When passkey options become available, organizations should encourage migration. Each password replaced with a passkey represents concrete risk reduction one fewer credential subject to phishing, credential stuffing, or password spray attacks.
The transition will be gradual. Systems will add passkey support on different timelines. Users will authenticate with mixed methods during the transition. This operational reality requires clear communication about which systems support passkeys and how to enable them.
Critically, passkey adoption reduces organizational risk accumulation. Every credential that moves from password to passkey eliminates an attack surface that threat actors have successfully exploited for decades.
The Broader Industry Context
Password alternatives have been proposed repeatedly over the past two decades. Most failed to achieve adoption because they prioritized security over usability, or vice versa.

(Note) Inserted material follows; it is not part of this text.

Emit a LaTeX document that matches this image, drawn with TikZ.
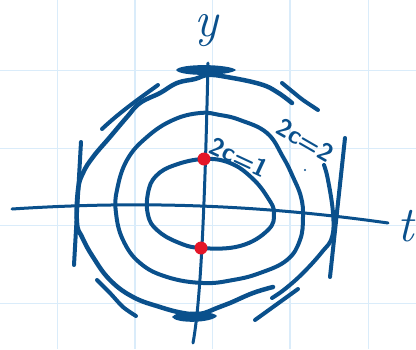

Passkeys represent the first authentication alternative that genuinely improves both dimensions simultaneously. Users experience reduced friction. Organizations gain stronger security assurances. That dual benefit rare in security implementations creates the conditions for widespread adoption.
The shift is occurring across critical infrastructure. Financial services, healthcare systems, government platforms, and major technology providers are implementing passkey support. This isn’t speculative technology. It’s deployed production infrastructure that millions of users interact with daily.
When the entire industry moves in the same direction with compatible standards and interoperable implementations, that signals fundamental transformation rather than temporary trend. Passkeys represent that transformation for authentication.